The attire Mamdani chooses is deeply symbolic. "As a Muslim child of immigrants of Indian descent and a democratic socialist, he is under scrutiny to conform to what many American voters expect as a sign of leadership," notes one author, while at the same time needing to walk a tightrope by "avoiding the appearance of an elitist selling out his distinctive roots and values."

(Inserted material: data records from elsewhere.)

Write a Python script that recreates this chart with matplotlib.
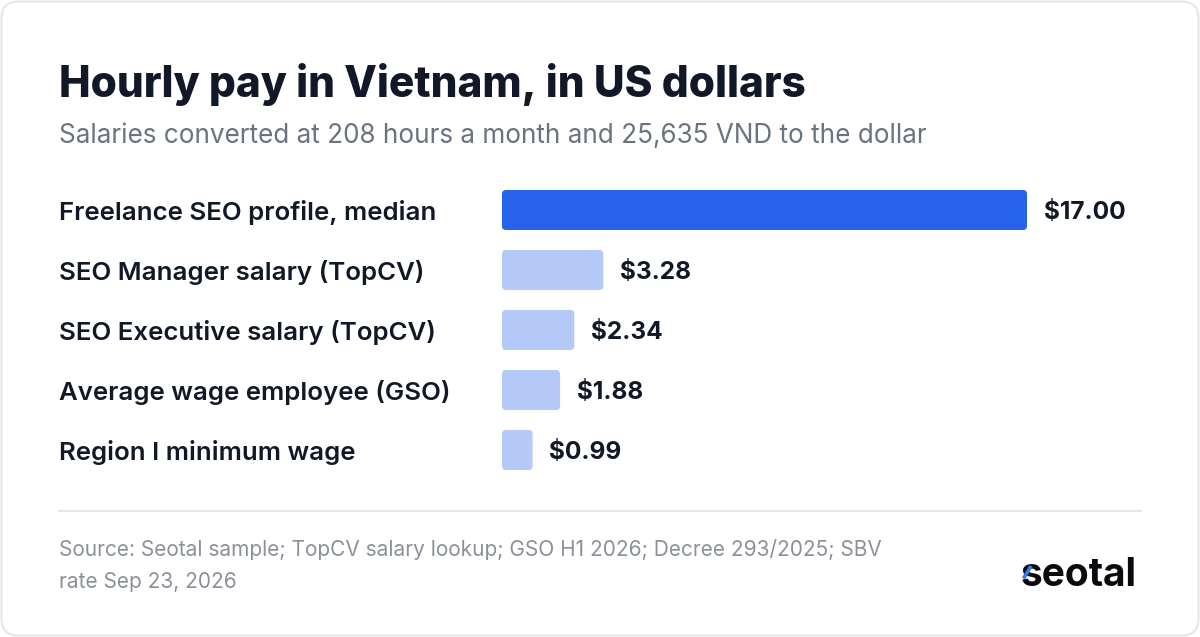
import matplotlib.pyplot as plt
from matplotlib.patches import FancyBboxPatch
from matplotlib.lines import Line2D
from matplotlib.transforms import blended_transform_factory

plt.rcParams['font.family'] = ['Inter', 'DejaVu Sans']

labels = ['Freelance SEO profile, median', 'SEO Manager salary (TopCV)',
          'SEO Executive salary (TopCV)', 'Average wage employee (GSO)',
          'Region I minimum wage']
values = [17.00, 3.28, 2.34, 1.88, 0.99]
bar_colors = ['#2563eb', '#b4c9f7', '#b4c9f7', '#b4c9f7', '#b4c9f7']

title = 'Hourly pay in Vietnam, in US dollars'
subtitle = 'Salaries converted at 208 hours a month and 25,635 VND to the dollar'
source = ('Source: Seotal sample; TopCV salary lookup; GSO H1 2026; Decree 293/2025; SBV\n'
          'rate Sep 23, 2026')

W, H = 1200, 637
fig = plt.figure(figsize=(12, 6.37), dpi=100)
fig.patch.set_facecolor('white')

def fx(px):
    return px / W

def fy(py):
    return 1 - py / H

# card
card = FancyBboxPatch((fx(1.5), fy(635.5)), fx(1197), 634 / H,
                      boxstyle='round,pad=0,rounding_size=0.014',
                      transform=fig.transFigure, facecolor='white',
                      edgecolor='#e3e6eb', linewidth=1.5, mutation_aspect=W / H,
                      zorder=-10)
fig.patches.append(card)

fig.text(fx(59), fy(97), title, fontsize=30.5, fontweight='heavy', color='#111827',
         va='baseline')
fig.text(fx(59), fy(143), subtitle, fontsize=18.8, color='#6b7280', va='baseline')

# bars
x_max = 17.0
ax = fig.add_axes([fx(502), fy(480), fx(1027) - fx(502), fy(180) - fy(480)])
ax.set_xlim(0, x_max)
ax.set_ylim(len(values) - 0.5, -0.5)
ax.axis('off')
ax.set_zorder(5)

bar_h = 40 / 60
px_x = x_max / 525          # data units per pixel along x
px_y = 1 / 60               # data units per pixel along y
r = 4 * px_x
for i, (v, c) in enumerate(zip(values, bar_colors)):
    p = FancyBboxPatch((0, i - bar_h / 2), v, bar_h,
                       boxstyle=f'round,pad=0,rounding_size={r}',
                       mutation_aspect=px_y / px_x,
                       facecolor=c, edgecolor='none')
    ax.add_patch(p)
    ax.annotate(f'${v:.2f}', (v, i), xytext=(12, 0), textcoords='offset points',
                ha='left', va='center_baseline', fontsize=17.6, fontweight='bold',
                color='#111827', annotation_clip=False)

lab_tr = blended_transform_factory(fig.transFigure, ax.transData)
for i, lab in enumerate(labels):
    ax.text(fx(59), i, lab, transform=lab_tr, ha='left', va='center_baseline',
            fontsize=18.6, fontweight='semibold', color='#111827', clip_on=False)

# divider
fig.add_artist(Line2D([fx(59), fx(1141)], [fy(510.5), fy(510.5)],
                      color='#e5e7eb', linewidth=1.5, transform=fig.transFigure))

fig.text(fx(59), fy(588), source, fontsize=15, color='#8b909a', va='baseline',
         linespacing=1.72)

# logo
fig.text(fx(1137), fy(586), 'seotal', fontsize=28, fontweight='bold',
         color='#0b0b0f', ha='right', va='baseline', zorder=3)
fig.add_artist(Line2D([fx(1023.5), fx(1031)], [fy(578.5), fy(566)],
                      color='#2f7cf0', linewidth=2.6, transform=fig.transFigure,
                      solid_capstyle='butt', zorder=6))

fig.savefig('out.png', dpi=100, facecolor='white')
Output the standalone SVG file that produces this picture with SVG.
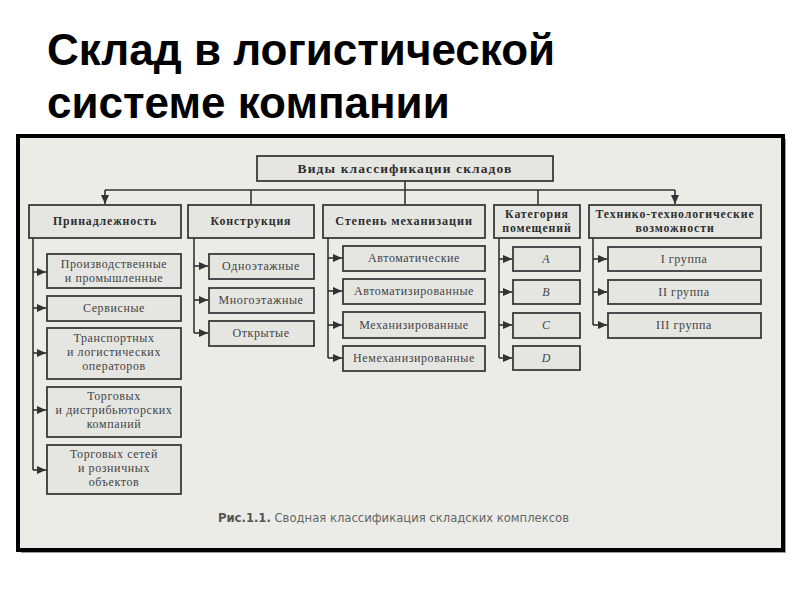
<svg xmlns="http://www.w3.org/2000/svg" width="800" height="600" viewBox="0 0 800 600">
<style>
.title{font-family:"Liberation Sans",Arial,sans-serif;font-weight:bold;font-size:44px;fill:#000}
.box{fill:#e5e5e1;stroke:#3a3a3a;stroke-width:1.8}
.hd{font-family:"Liberation Serif","Times New Roman",serif;font-weight:bold;font-size:11.8px;letter-spacing:0.9px;fill:#2e2e2e;text-anchor:middle}
.tx{font-family:"Liberation Serif","Times New Roman",serif;font-size:12px;letter-spacing:0.6px;fill:#444;text-anchor:middle}
.it{font-family:"Liberation Serif","Times New Roman",serif;font-style:italic;font-size:12px;fill:#444;text-anchor:middle}
.ln{stroke:#333;stroke-width:1.6;fill:none}
.ar{stroke:#333;stroke-width:1.6;fill:none;marker-end:url(#arr)}
.cap{font-family:"DejaVu Sans",Verdana,sans-serif;font-size:11.6px;fill:#666}
</style>
<defs>
<marker id="arr" markerWidth="10" markerHeight="9" refX="9" refY="4.5" orient="auto" markerUnits="userSpaceOnUse">
<path d="M0,0.5 L9,4.5 L0,8.5 z" fill="#333"/>
</marker>
</defs>
<rect width="800" height="600" fill="#ffffff"/>
<text class="title" x="47" y="65">Склад в логистической</text>
<text class="title" x="47" y="118">системе компании</text>

<rect x="21" y="139" width="765" height="414" fill="#9a9a9a"/>
<rect x="18" y="136" width="765" height="414" fill="#ebebe7" stroke="#000" stroke-width="4"/>

<g id="connectors">
<line class="ln" x1="405" y1="181" x2="405" y2="205"/>
<line class="ln" x1="105" y1="190" x2="675" y2="190"/>
<line class="ar" x1="105" y1="190" x2="105" y2="204"/>
<line class="ar" x1="675" y1="190" x2="675" y2="204"/>
<line class="ln" x1="251" y1="190" x2="251" y2="205"/>
<line class="ln" x1="538" y1="190" x2="538" y2="205"/>

<line class="ln" x1="33" y1="238" x2="33" y2="470"/>
<line class="ar" x1="33" y1="272" x2="46" y2="272"/>
<line class="ar" x1="33" y1="308" x2="46" y2="308"/>
<line class="ar" x1="33" y1="353" x2="46" y2="353"/>
<line class="ar" x1="33" y1="410" x2="46" y2="410"/>
<line class="ar" x1="33" y1="470" x2="46" y2="470"/>

<line class="ln" x1="194" y1="238" x2="194" y2="333"/>
<line class="ar" x1="194" y1="266" x2="208" y2="266"/>
<line class="ar" x1="194" y1="300" x2="208" y2="300"/>
<line class="ar" x1="194" y1="333" x2="208" y2="333"/>

<line class="ln" x1="328" y1="238" x2="328" y2="358"/>
<line class="ar" x1="328" y1="258" x2="342" y2="258"/>
<line class="ar" x1="328" y1="291" x2="342" y2="291"/>
<line class="ar" x1="328" y1="325" x2="342" y2="325"/>
<line class="ar" x1="328" y1="358" x2="342" y2="358"/>

<line class="ln" x1="499" y1="238" x2="499" y2="358"/>
<line class="ar" x1="499" y1="259" x2="512" y2="259"/>
<line class="ar" x1="499" y1="292" x2="512" y2="292"/>
<line class="ar" x1="499" y1="325" x2="512" y2="325"/>
<line class="ar" x1="499" y1="358" x2="512" y2="358"/>

<line class="ln" x1="593" y1="238" x2="593" y2="325"/>
<line class="ar" x1="593" y1="259" x2="607" y2="259"/>
<line class="ar" x1="593" y1="292" x2="607" y2="292"/>
<line class="ar" x1="593" y1="325" x2="607" y2="325"/>
</g>

<g id="root"><rect class="box" x="257" y="156" width="296" height="25"/><text class="hd" x="405" y="173" style="font-size:13.5px;letter-spacing:1.1px">Виды классификации складов</text></g>

<g id="h1"><rect class="box" x="29" y="205" width="152" height="33"/><text class="hd" x="105" y="225">Принадлежность</text></g>
<g id="h2"><rect class="box" x="188" y="205" width="126" height="33"/><text class="hd" x="251" y="225">Конструкция</text></g>
<g id="h3"><rect class="box" x="323" y="205" width="162" height="33"/><text class="hd" x="404" y="225" style="font-size:12.2px">Степень механизации</text></g>
<g id="h4"><rect class="box" x="494" y="205" width="86" height="33"/><text class="hd" x="537" y="218">Категория</text><text class="hd" x="537" y="232">помещений</text></g>
<g id="h5"><rect class="box" x="589" y="205" width="172" height="33"/><text class="hd" x="675" y="218">Технико-технологические</text><text class="hd" x="675" y="232">возможности</text></g>

<g id="p1"><rect class="box" x="47" y="254" width="134" height="34"/><text class="tx" x="114" y="268">Производственные</text><text class="tx" x="114" y="282">и промышленные</text></g>
<g id="p2"><rect class="box" x="47" y="296" width="134" height="25"/><text class="tx" x="114" y="312">Сервисные</text></g>
<g id="p3"><rect class="box" x="47" y="328" width="134" height="51"/><text class="tx" x="114" y="342">Транспортных</text><text class="tx" x="114" y="356">и логистических</text><text class="tx" x="114" y="370">операторов</text></g>
<g id="p4"><rect class="box" x="47" y="387" width="134" height="50"/><text class="tx" x="114" y="400">Торговых</text><text class="tx" x="114" y="414">и дистрибьюторских</text><text class="tx" x="114" y="428">компаний</text></g>
<g id="p5"><rect class="box" x="47" y="445" width="134" height="49"/><text class="tx" x="114" y="458">Торговых сетей</text><text class="tx" x="114" y="472">и розничных</text><text class="tx" x="114" y="486">объектов</text></g>

<g id="k1"><rect class="box" x="209" y="254" width="105" height="25"/><text class="tx" x="261" y="270">Одноэтажные</text></g>
<g id="k2"><rect class="box" x="209" y="288" width="105" height="25"/><text class="tx" x="261" y="304">Многоэтажные</text></g>
<g id="k3"><rect class="box" x="209" y="321" width="105" height="25"/><text class="tx" x="261" y="337">Открытые</text></g>

<g id="s1"><rect class="box" x="343" y="246" width="142" height="25"/><text class="tx" x="414" y="262">Автоматические</text></g>
<g id="s2"><rect class="box" x="343" y="279" width="142" height="25"/><text class="tx" x="414" y="295">Автоматизированные</text></g>
<g id="s3"><rect class="box" x="343" y="312" width="142" height="26"/><text class="tx" x="414" y="329">Механизированные</text></g>
<g id="s4"><rect class="box" x="343" y="346" width="142" height="25"/><text class="tx" x="414" y="362">Немеханизированные</text></g>

<g id="c1"><rect class="box" x="513" y="247" width="67" height="24"/><text class="it" x="546" y="263">A</text></g>
<g id="c2"><rect class="box" x="513" y="280" width="67" height="24"/><text class="it" x="546" y="296">B</text></g>
<g id="c3"><rect class="box" x="513" y="313" width="67" height="25"/><text class="it" x="546" y="329">C</text></g>
<g id="c4"><rect class="box" x="513" y="346" width="67" height="24"/><text class="it" x="546" y="362">D</text></g>

<g id="t1"><rect class="box" x="608" y="247" width="153" height="24"/><text class="tx" x="684" y="263">I группа</text></g>
<g id="t2"><rect class="box" x="608" y="280" width="153" height="24"/><text class="tx" x="684" y="296">II группа</text></g>
<g id="t3"><rect class="box" x="608" y="313" width="153" height="25"/><text class="tx" x="684" y="329">III группа</text></g>

<text class="cap" x="218" y="522"><tspan font-weight="bold" fill="#555">Рис.1.1.</tspan> Сводная классификация складских комплексов</text>
</svg>
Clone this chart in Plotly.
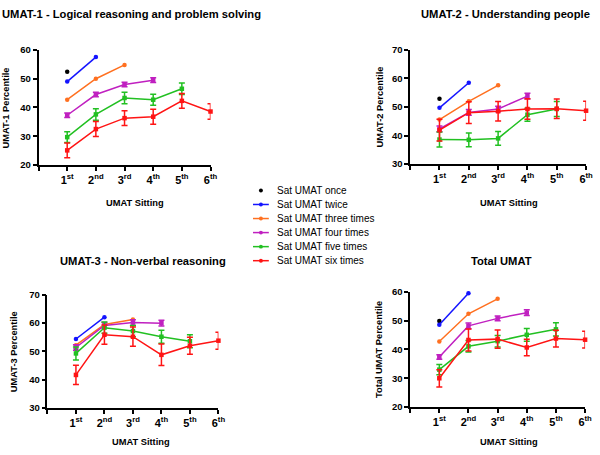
import plotly.graph_objects as go

W, H = 600, 455
FONT = "Liberation Sans, Arial, Helvetica, sans-serif"

SITTINGS = [1, 2, 3, 4, 5, 6]
TICK_TEXT = ["1<sup>st</sup>", "2<sup>nd</sup>", "3<sup>rd</sup>",
             "4<sup>th</sup>", "5<sup>th</sup>", "6<sup>th</sup>"]

GROUPS = ["Sat UMAT once", "Sat UMAT twice", "Sat UMAT three times",
          "Sat UMAT four times", "Sat UMAT five times", "Sat UMAT six times"]
COLORS = ["#000000", "#1414ff", "#ff7020", "#c020c0", "#22c022", "#ff1414"]
SYMBOLS = ["circle", "circle", "circle", "square", "square", "square"]

# mean percentile per group (index = number of sittings - 1), by sitting
UMAT1_MEAN = [[52.4], [49.0, 57.5], [42.7, 50.0, 54.8],
              [37.3, 44.5, 48.0, 49.5],
              [29.7, 37.6, 43.3, 42.7, 46.5],
              [25.1, 32.5, 36.3, 36.8, 42.3, 38.6]]
UMAT1_ERR = [[0], [0, 0], [0, 0, 0],
             [0.8, 0.8, 0.8, 0.8],
             [1.9, 2.0, 2.0, 1.9, 2.0],
             [2.6, 2.6, 2.6, 2.6, 2.6, 2.7]]

UMAT2_MEAN = [[52.9], [49.7, 58.5], [45.6, 52.0, 57.6],
              [42.3, 48.1, 49.3, 53.8],
              [38.6, 38.5, 39.0, 47.3, 49.3],
              [41.9, 48.0, 48.5, 49.3, 49.4, 48.7]]
UMAT2_ERR = [[0], [0, 0], [0, 0, 0],
             [1.0, 1.0, 1.0, 1.0],
             [2.6, 2.4, 2.4, 2.3, 2.6],
             [3.8, 3.8, 3.4, 3.6, 3.4, 3.3]]

UMAT3_MEAN = [[51.0], [54.4, 62.1], [52.2, 59.5, 61.3],
              [51.4, 59.2, 60.2, 60.0],
              [49.3, 58.4, 57.2, 55.2, 53.6],
              [41.7, 55.9, 55.2, 48.8, 52.0, 53.8]]
UMAT3_ERR = [[0], [0, 0], [0, 0, 0],
             [1.0, 1.0, 1.0, 1.0],
             [2.3, 2.0, 2.0, 2.3, 2.3],
             [3.4, 3.4, 3.4, 3.8, 3.0, 3.0]]

TOTAL_MEAN = [[49.9], [48.6, 59.5], [42.8, 52.4, 57.6],
              [37.4, 48.2, 50.8, 52.8],
              [33.0, 41.1, 42.9, 45.1, 47.0],
              [30.0, 43.3, 43.6, 40.7, 43.8, 43.4]]
TOTAL_ERR = [[0], [0, 0], [0, 0, 0],
             [0.8, 1.0, 0.8, 1.0],
             [1.8, 2.0, 2.0, 2.2, 2.3],
             [3.0, 3.8, 3.2, 2.9, 2.9, 2.9]]

# panel: y title, means, errors, y range, pixel box (x0, x1, ytop, ybottom)
PANELS = [
    ("UMAT-1 Percentile", UMAT1_MEAN, UMAT1_ERR, [20, 60], (39, 213, 45, 163)),
    ("UMAT-2 Percentile", UMAT2_MEAN, UMAT2_ERR, [30, 70], (415, 593, 45, 162)),
    ("UMAT-3 Percentile", UMAT3_MEAN, UMAT3_ERR, [30, 70], (48, 221, 296, 412)),
    ("Total UMAT Percentile", TOTAL_MEAN, TOTAL_ERR, [20, 60], (415, 592, 293, 411)),
]


def px(x):
    return x / W


def py(y):
    return 1 - y / H


fig = go.Figure()
annotations = []

for k, (ytitle, means, errs, yrange, box) in enumerate(PANELS):
    x0, x1, yt, yb = box
    sfx = "" if k == 0 else str(k + 1)
    for g in range(len(GROUPS)):
        n = len(means[g])
        has_err = any(e > 0 for e in errs[g])
        fig.add_trace(go.Scatter(
            x=SITTINGS[:n], y=means[g],
            xaxis="x" + sfx, yaxis="y" + sfx,
            mode="lines+markers" if n > 1 else "markers",
            line=dict(color=COLORS[g], width=1.5),
            marker=dict(color=COLORS[g], size=4.5, symbol=SYMBOLS[g]),
            error_y=dict(type="data", array=errs[g], visible=has_err,
                         color=COLORS[g], thickness=1.5, width=3),
            cliponaxis=False, showlegend=False, name=GROUPS[g],
        ))
    axis_common = dict(showline=True, linecolor="black", linewidth=1.5,
                       ticks="outside", ticklen=4, tickwidth=1.5, tickcolor="black",
                       showgrid=False, zeroline=False,
                       tickfont=dict(family=FONT, size=9.5, color="black", weight="bold"))
    fig.layout["xaxis" + sfx] = dict(
        axis_common, domain=[px(x0), px(x1)], range=[0, 6], anchor="y" + sfx,
        tickvals=[0] + SITTINGS, ticktext=[""] + TICK_TEXT,
        tickfont=dict(family=FONT, size=11, color="black", weight="bold"))
    fig.layout["yaxis" + sfx] = dict(
        axis_common, domain=[py(yb), py(yt)], range=yrange, anchor="x" + sfx,
        tickvals=list(range(yrange[0], yrange[1] + 1, 10)))

    # axis titles
    ycx = {0: 7, 1: 384, 2: 15, 3: 384}[k]
    annotations.append(dict(text=ytitle, x=px(ycx), y=py((yt + yb) / 2),
                            textangle=-90))
    xcx = {0: 137, 1: 515, 2: 143, 3: 515}[k]
    xcy = 202 if k < 2 else 447
    annotations.append(dict(text="UMAT Sitting", x=px(xcx), y=py(xcy)))

for a in annotations:
    a.update(xref="paper", yref="paper", showarrow=False,
             xanchor="center", yanchor="middle",
             font=dict(family=FONT, size=9.3, color="black", weight="bold"))

# panel titles
title_font = dict(family=FONT, size=11.2, color="black", weight="bold")
annotations += [
    dict(text="UMAT-1 - Logical reasoning and problem solving", x=0, y=py(8),
         xanchor="left"),
    dict(text="UMAT-2 - Understanding people", x=px(599), y=py(8), xanchor="right"),
    dict(text="UMAT-3 - Non-verbal reasoning", x=px(145), y=py(261), xanchor="center"),
    dict(text="Total UMAT", x=px(507), y=py(261), xanchor="center"),
]
for a in annotations[-4:]:
    a.update(xref="paper", yref="paper", showarrow=False, yanchor="middle",
             font=title_font)

# hand-built legend (plotly's rows are taller than the original's)
shapes = []
for g, name in enumerate(GROUPS):
    ly = 189 + g * 14.4
    if g > 0:
        shapes.append(dict(type="line", xref="paper", yref="paper",
                           x0=px(256), x1=px(272), y0=py(ly), y1=py(ly),
                           line=dict(color=COLORS[g], width=1.5)))
    shapes.append(dict(type="circle", xref="paper", yref="paper",
                       x0=px(262), x1=px(266), y0=py(ly + 2), y1=py(ly - 2),
                       fillcolor=COLORS[g], line=dict(color=COLORS[g], width=0)))
    annotations.append(dict(text=name, x=px(278), y=py(ly), xref="paper", yref="paper",
                            showarrow=False, xanchor="left", yanchor="middle",
                            font=dict(family=FONT, size=10, color="black")))

fig.update_layout(
    width=W, height=H,
    margin=dict(l=0, r=0, t=0, b=0),
    paper_bgcolor="white", plot_bgcolor="white",
    annotations=annotations, shapes=shapes,
    showlegend=False,
)

fig.write_html("out.html", config={"displayModeBar": False},
               post_script="document.body.style.margin = '0';")
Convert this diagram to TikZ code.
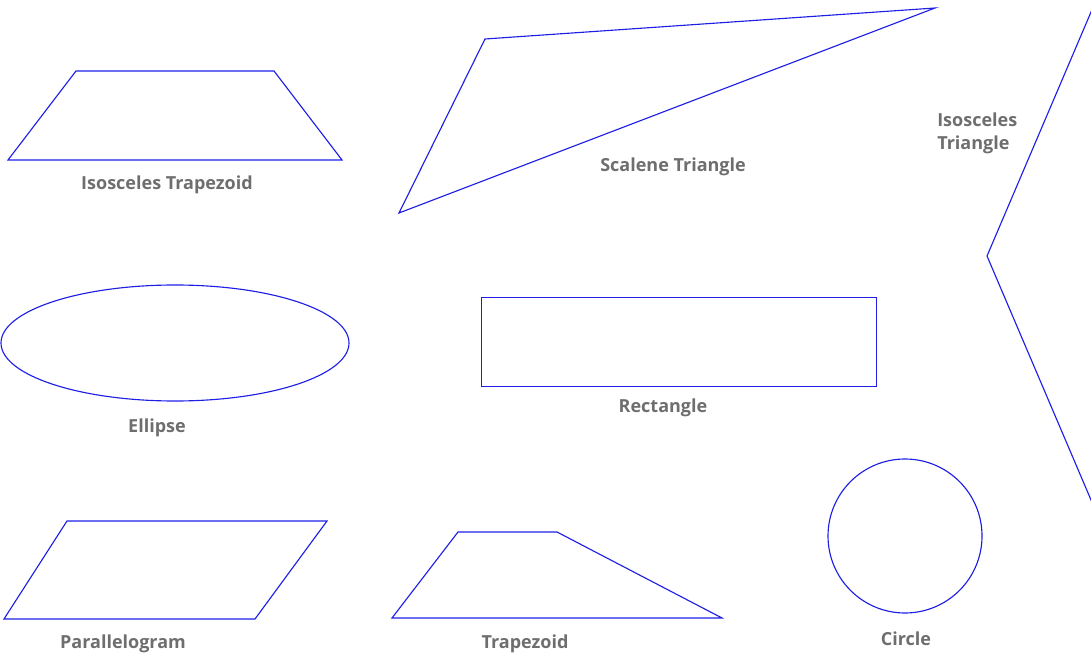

Yet there is an acute awareness of the different rules applied to who wears suits and what is read into it. "That may come in part from Mamdani being a millennial, skilled to assume different personas to fit the occasion, but it may also be part of his diverse background, where code-switching between cultures, customs and clothing styles is typical," it is said. "Some individuals can go unremarked," but when women and ethnic minorities "seek to gain the authority that suits represent," they must carefully negotiate the expectations associated with them.
In every seam of Mamdani's public persona, the tension between somewhere and nowhere, insider and outsider, is evident. I know well the awkwardness of trying to fit into something not designed with me in mind, be it an cultural expectation, the culture I was born into, or even a suit. What Mamdani's sartorial choices make evident, however, is that in public life, appearance is not without meaning.